Varieties of Negiyaki
Negiyaki at an early stage of the preparation process

As I mentioned earlier, Negiyaki comes in many different styles and varieties. In some ways its similar to Spanish Paella, in the sense that there is no, absolute formula for how to make it. Each individual restaurant, or store, has their own take on the dish. For example, Negiyaki restaurants in Juso, which is on the road from Osaka to Kyoto, often use Kujo negi, a special type of spring onion grown only in neighbouring Kyoto prefecture.

However, even the most basic of Negiyaki establishments have a wide selection of different Negiyaki to choose from. Indeed, with this type of dish, the simplest is often the best. Among the types I enjoy are cheese Negiyaki, beef tendon Negiyaki, and, given that Osaka is a port city, the octupus and squid Negiyaki are also well worth a look.

Mochi is another popular one. It’s kind of hard to describe mochi. Its basically a soft, plyable, almost cheese like substance made from fermented rice. It has little flavour of its own, but when paired with strong flavours such as spring onions, beef and fish, it does a great job of bulking out and adding a little extra bite to your Negiyaki.

Where to buy Negiyaki

Takashimaya department store in Namba, home of Fukutaro

Much like its sister dish, okonomiyaki, Negiyaki can often be found in local supermarkets and convienience stores. However, there really is no substitute for a freshly grilled Negiyaki at a local izakaya or restaurant.

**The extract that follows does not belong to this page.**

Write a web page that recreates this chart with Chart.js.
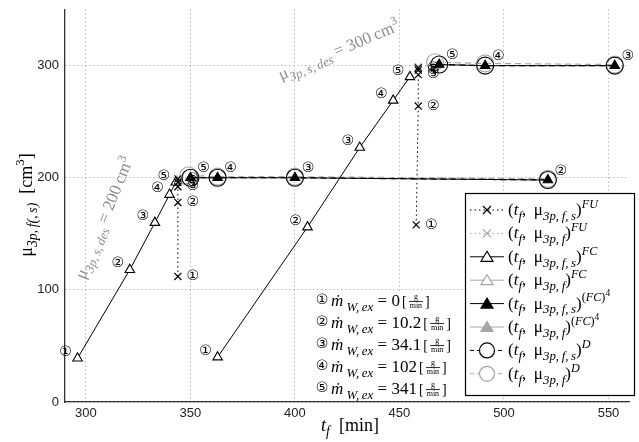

There are plenty dotted all around Osaka, but my personal favourite would probably be Fukutaro, which has branches in Umeda, next to JR Osaka Station, and the Takashimaya department store near Namba station.

Fukutaro not only provides delicious Negiyaki, but they are also very competitively priced, with basic Negiyaki starting from as little as 600 yen.

When you consider they are based right in the heart of two of Osaka’s busiest shopping districts, this represents excellent value for money.

If you do go to Fukutaro, I recommend the cheese Negiyaki. Its light, fluffy and really reminds me of one of my favourite European snack dishes, the classical Spanish Omelette.

How to make Negiyaki

Spring onions. Only the best will do for a good negiyaki

Now, if you have already read our article on how to make Okonomiyaki, then you will be in fairly familiar territory here. Well, actually, we will repeat several steps, since Negiyaki is, in essence, just an Okonomiyaki with a couple of the ingredients switched around.

Again though, it’s open to interpretation, so don’t feel obligated to follow my directions exactly. Part of the fun of cooking is being able to take your own ideas and run with them too.

Here’s my list of suggested ingredients:

2 Eggs

1 small cup of flour

1 tablespoon of soy sauce


Four finely chopped spring onions.

100 grams of finely chopped belly pork

50 grams of diced squid

50 grams of beansprouts

1 bowl of finely shredded cabbage

150 grams of grated cheddar cheese

Bonito Flakes


Begin by breaking your two eggs into a bowl. Whisk them vigorously until the form a fine yellow paste.

Next, add the cabbage, beansprouts and belly pork. Again, whisk the mixture thoroughly until the entirety of the ingredients are coated. Add water to ensure that the mixture maintains a nice, milky consistency.

Once that’s done, add the yuzu extract and soy sauce, give the whole mixture another stir to ensure its all nicely kneaded into the mix.

Preheat your frying pan to a medium heat, and make sure it’s well oiled.

At this point, add about 20% of your finely chopped spring onions and set the rest aside for later.

Give everything another vigourous stir. And ensure all the spring onions are coated in the mixture.

Pour half of the mixture into the frying pan, spread it out in a circular motion around the pan, ensure the mix is at least one inch thick throughout.

Cook for around 30 seconds.

Turn your pancake over.

At this point, add your squid, a little more water and gently stir it into the pancake.

Add the rest of your spring onions, hold your pancake over onto itself, making a semi-circle.

Flip the pancake again, be careful not to let the mixture burn.

Once the pancake is heated through and solidified, it is ready to serve.

Garnish with your choice of cheese, bonito flakes or my personal favourites, katsu sauce and mayonaise.